Bailey: We do have a big crowd of people who are older, which unfortunately I’m getting to be one of them! I’m over 50, but there’s a lot of young kids who are coming in, and they are very interested in taking up the reins. That’s where we push a lot, with radial cars, front-wheel-drive cars, and imports. A lot of race people say, “Oh, it’s the imports, keep them away.” I say, “No, the import guys are racing just like us.” Seeing a rotary engine that’s got a turbo bigger than the engine putting out a thousand horsepower, that’s pretty cool to me. I don’t know what gearhead isn’t into something like that. Literally the turbo’s bigger than the engine, and the guy’s out there running eights. I mean, that’s cool. Then a lot of younger guys are just getting into old school V8s and small block Chevys. That’s just what’s cool about the community—everybody is in it together.

PRI: What would you say to other people who are trying to promote racing, whether that’s circle track, drag racing, road racing, or off-road?

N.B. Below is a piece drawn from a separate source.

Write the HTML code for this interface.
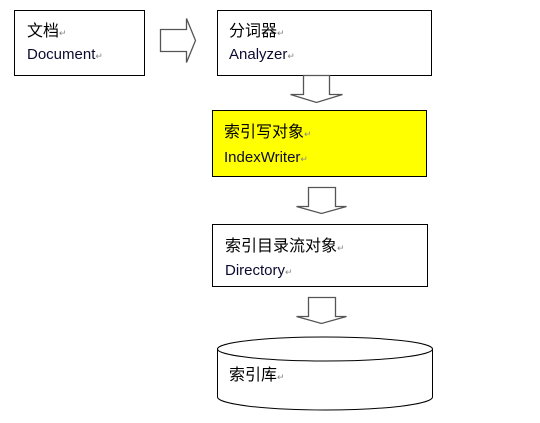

Bailey: I think that the biggest thing is to be inclusive. Bring everybody in! An event can be successful with just the racers and promoter, but you want fans there. The racers want people watching them, and whatever you can do to bring fans and bring young kids into it, that’s the future. Everybody’s going to age out at some point in time. Unless you keep young blood coming into it and watching it and being part of it, then you’re going to have a hard time.

Then, so many people who did Sick Ward last year are signing up for Sick Week because that was their first toe in the water. They follow along in the car and then the natural progression is, “Okay, next year I want to race.”